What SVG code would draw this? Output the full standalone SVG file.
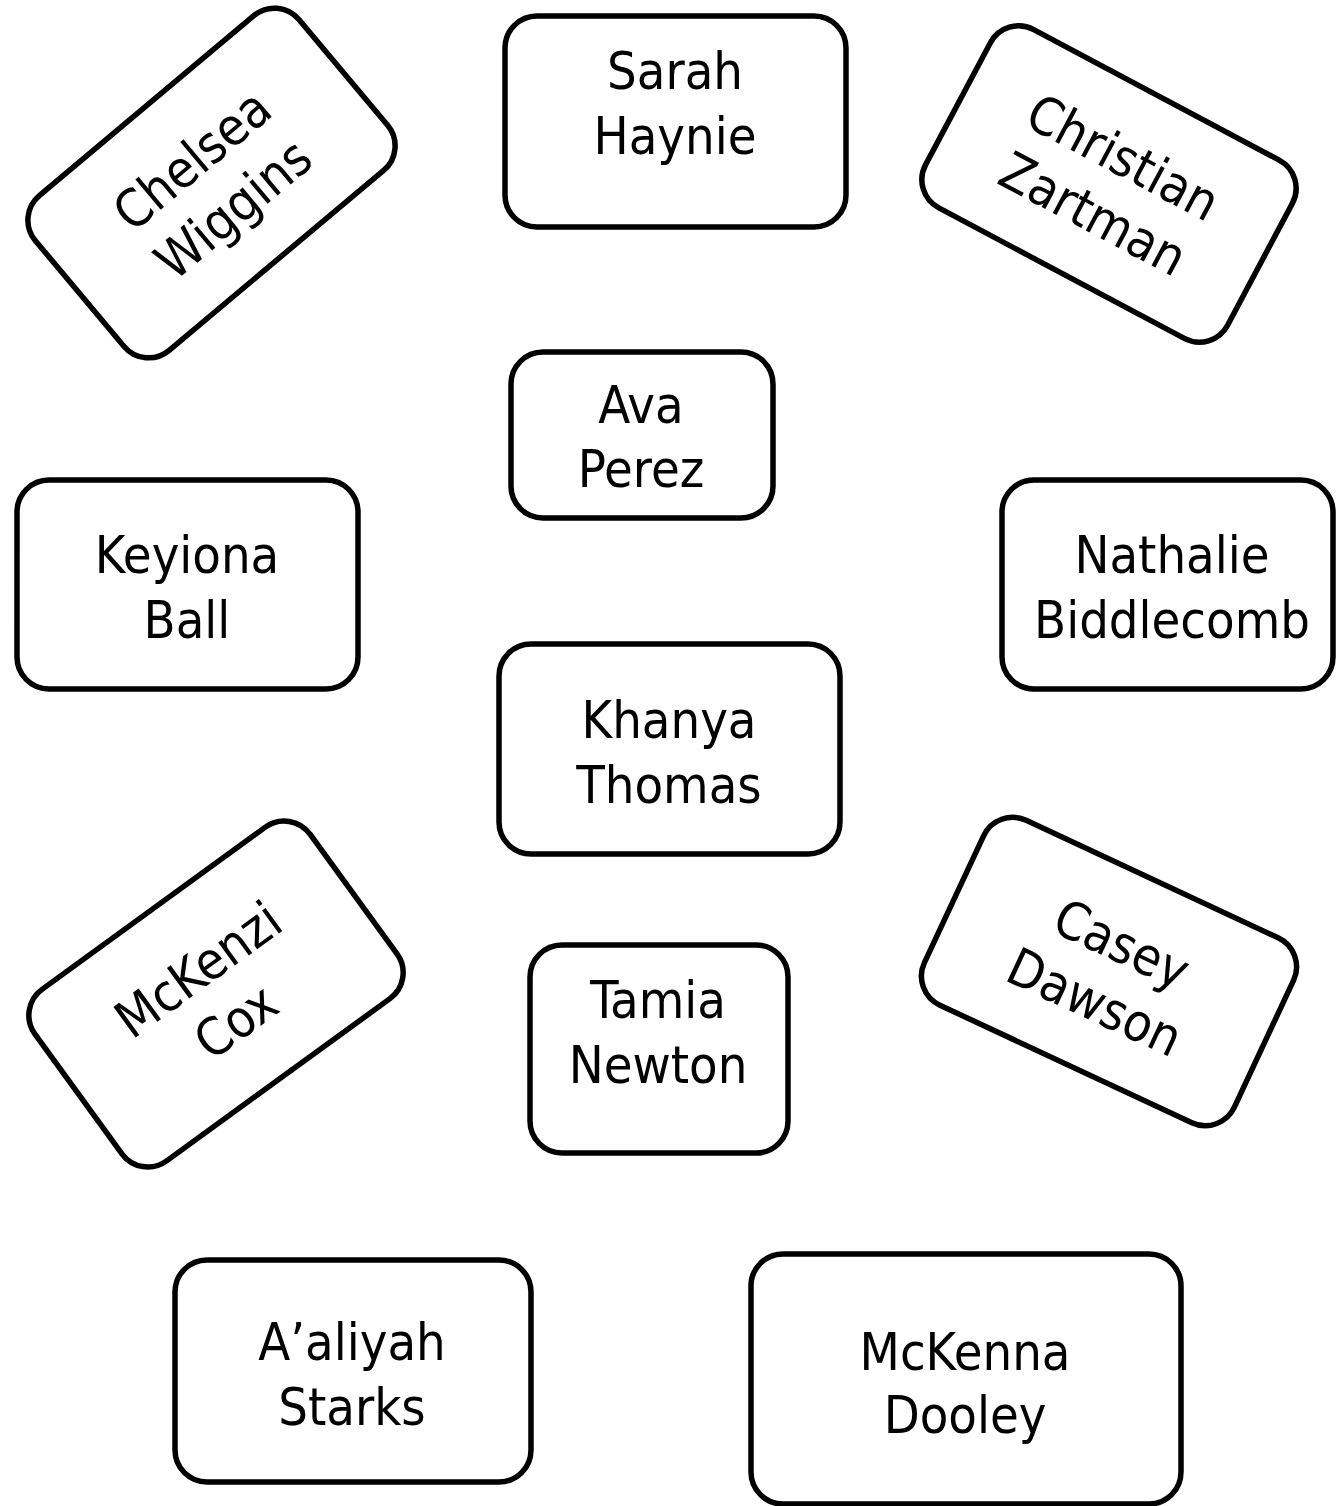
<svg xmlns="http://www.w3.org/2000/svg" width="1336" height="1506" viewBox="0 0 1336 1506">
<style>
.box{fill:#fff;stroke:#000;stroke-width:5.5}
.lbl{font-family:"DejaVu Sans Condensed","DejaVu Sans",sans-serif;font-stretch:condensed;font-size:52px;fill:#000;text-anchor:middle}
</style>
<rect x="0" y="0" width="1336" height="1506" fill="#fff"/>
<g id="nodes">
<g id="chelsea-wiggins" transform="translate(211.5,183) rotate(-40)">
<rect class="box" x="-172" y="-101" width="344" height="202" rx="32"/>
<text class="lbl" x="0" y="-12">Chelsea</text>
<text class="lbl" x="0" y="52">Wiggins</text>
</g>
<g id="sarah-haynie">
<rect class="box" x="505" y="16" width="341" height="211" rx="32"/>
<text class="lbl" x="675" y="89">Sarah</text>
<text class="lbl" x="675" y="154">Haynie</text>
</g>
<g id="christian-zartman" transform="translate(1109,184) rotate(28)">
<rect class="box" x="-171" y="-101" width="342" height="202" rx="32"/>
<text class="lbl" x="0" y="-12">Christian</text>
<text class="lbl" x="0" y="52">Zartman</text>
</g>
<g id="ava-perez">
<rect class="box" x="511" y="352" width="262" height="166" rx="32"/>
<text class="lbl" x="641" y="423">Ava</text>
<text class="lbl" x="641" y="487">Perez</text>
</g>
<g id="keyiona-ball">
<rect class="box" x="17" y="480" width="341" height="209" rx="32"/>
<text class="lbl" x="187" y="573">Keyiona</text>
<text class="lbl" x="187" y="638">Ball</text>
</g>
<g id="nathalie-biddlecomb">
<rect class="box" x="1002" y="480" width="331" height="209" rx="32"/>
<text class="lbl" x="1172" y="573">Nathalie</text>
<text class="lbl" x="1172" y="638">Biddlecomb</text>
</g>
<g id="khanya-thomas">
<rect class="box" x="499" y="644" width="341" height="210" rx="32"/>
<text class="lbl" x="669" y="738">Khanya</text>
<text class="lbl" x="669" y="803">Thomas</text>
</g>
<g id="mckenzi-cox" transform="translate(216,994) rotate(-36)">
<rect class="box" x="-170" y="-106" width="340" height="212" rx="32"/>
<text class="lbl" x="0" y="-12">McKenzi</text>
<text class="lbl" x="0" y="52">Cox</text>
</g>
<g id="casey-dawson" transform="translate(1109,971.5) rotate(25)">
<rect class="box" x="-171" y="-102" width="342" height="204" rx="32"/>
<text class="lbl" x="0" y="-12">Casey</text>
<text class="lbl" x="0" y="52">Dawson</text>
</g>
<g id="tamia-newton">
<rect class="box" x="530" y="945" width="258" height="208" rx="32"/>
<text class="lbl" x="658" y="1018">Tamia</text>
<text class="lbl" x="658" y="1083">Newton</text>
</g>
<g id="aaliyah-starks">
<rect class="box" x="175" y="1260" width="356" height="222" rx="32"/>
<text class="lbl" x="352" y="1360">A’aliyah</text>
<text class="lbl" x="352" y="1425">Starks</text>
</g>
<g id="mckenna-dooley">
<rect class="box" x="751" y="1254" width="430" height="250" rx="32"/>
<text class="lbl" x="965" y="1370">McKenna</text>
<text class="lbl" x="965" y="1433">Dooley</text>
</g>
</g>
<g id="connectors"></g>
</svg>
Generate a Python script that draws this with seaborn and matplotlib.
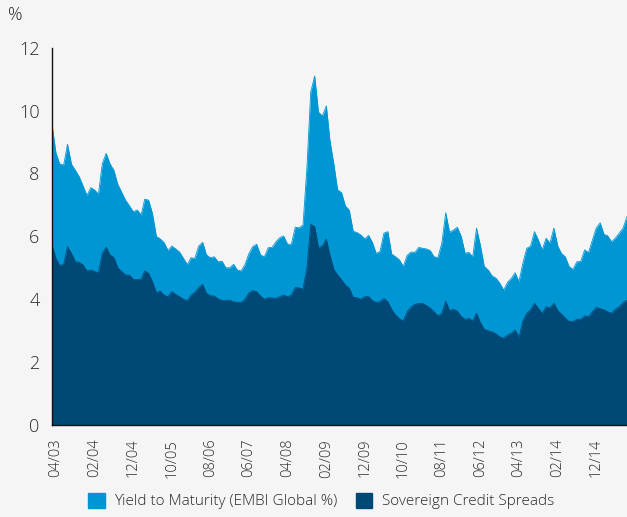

──────────────────────────────

*EXERCISE INSTRUCTIONS:*
Exclude every picture and copy the remaining data exactly.

*RESULT OF THE EXERCISE:*
What SVG code would draw this? Output the full standalone SVG file.
<svg xmlns="http://www.w3.org/2000/svg" width="1336" height="1506" viewBox="0 0 1336 1506">
<style>
.box{fill:#fff;stroke:#000;stroke-width:5.5}
.lbl{font-family:"DejaVu Sans Condensed","DejaVu Sans",sans-serif;font-stretch:condensed;font-size:52px;fill:#000;text-anchor:middle}
</style>
<rect x="0" y="0" width="1336" height="1506" fill="#fff"/>
<g id="nodes">
<g id="chelsea-wiggins" transform="translate(211.5,183) rotate(-40)">
<rect class="box" x="-172" y="-101" width="344" height="202" rx="32"/>
<text class="lbl" x="0" y="-12">Chelsea</text>
<text class="lbl" x="0" y="52">Wiggins</text>
</g>
<g id="sarah-haynie">
<rect class="box" x="505" y="16" width="341" height="211" rx="32"/>
<text class="lbl" x="675" y="89">Sarah</text>
<text class="lbl" x="675" y="154">Haynie</text>
</g>
<g id="christian-zartman" transform="translate(1109,184) rotate(28)">
<rect class="box" x="-171" y="-101" width="342" height="202" rx="32"/>
<text class="lbl" x="0" y="-12">Christian</text>
<text class="lbl" x="0" y="52">Zartman</text>
</g>
<g id="ava-perez">
<rect class="box" x="511" y="352" width="262" height="166" rx="32"/>
<text class="lbl" x="641" y="423">Ava</text>
<text class="lbl" x="641" y="487">Perez</text>
</g>
<g id="keyiona-ball">
<rect class="box" x="17" y="480" width="341" height="209" rx="32"/>
<text class="lbl" x="187" y="573">Keyiona</text>
<text class="lbl" x="187" y="638">Ball</text>
</g>
<g id="nathalie-biddlecomb">
<rect class="box" x="1002" y="480" width="331" height="209" rx="32"/>
<text class="lbl" x="1172" y="573">Nathalie</text>
<text class="lbl" x="1172" y="638">Biddlecomb</text>
</g>
<g id="khanya-thomas">
<rect class="box" x="499" y="644" width="341" height="210" rx="32"/>
<text class="lbl" x="669" y="738">Khanya</text>
<text class="lbl" x="669" y="803">Thomas</text>
</g>
<g id="mckenzi-cox" transform="translate(216,994) rotate(-36)">
<rect class="box" x="-170" y="-106" width="340" height="212" rx="32"/>
<text class="lbl" x="0" y="-12">McKenzi</text>
<text class="lbl" x="0" y="52">Cox</text>
</g>
<g id="casey-dawson" transform="translate(1109,971.5) rotate(25)">
<rect class="box" x="-171" y="-102" width="342" height="204" rx="32"/>
<text class="lbl" x="0" y="-12">Casey</text>
<text class="lbl" x="0" y="52">Dawson</text>
</g>
<g id="tamia-newton">
<rect class="box" x="530" y="945" width="258" height="208" rx="32"/>
<text class="lbl" x="658" y="1018">Tamia</text>
<text class="lbl" x="658" y="1083">Newton</text>
</g>
<g id="aaliyah-starks">
<rect class="box" x="175" y="1260" width="356" height="222" rx="32"/>
<text class="lbl" x="352" y="1360">A’aliyah</text>
<text class="lbl" x="352" y="1425">Starks</text>
</g>
<g id="mckenna-dooley">
<rect class="box" x="751" y="1254" width="430" height="250" rx="32"/>
<text class="lbl" x="965" y="1370">McKenna</text>
<text class="lbl" x="965" y="1433">Dooley</text>
</g>
</g>
<g id="connectors"></g>
</svg>
Generate a Python script that draws this with seaborn and matplotlib.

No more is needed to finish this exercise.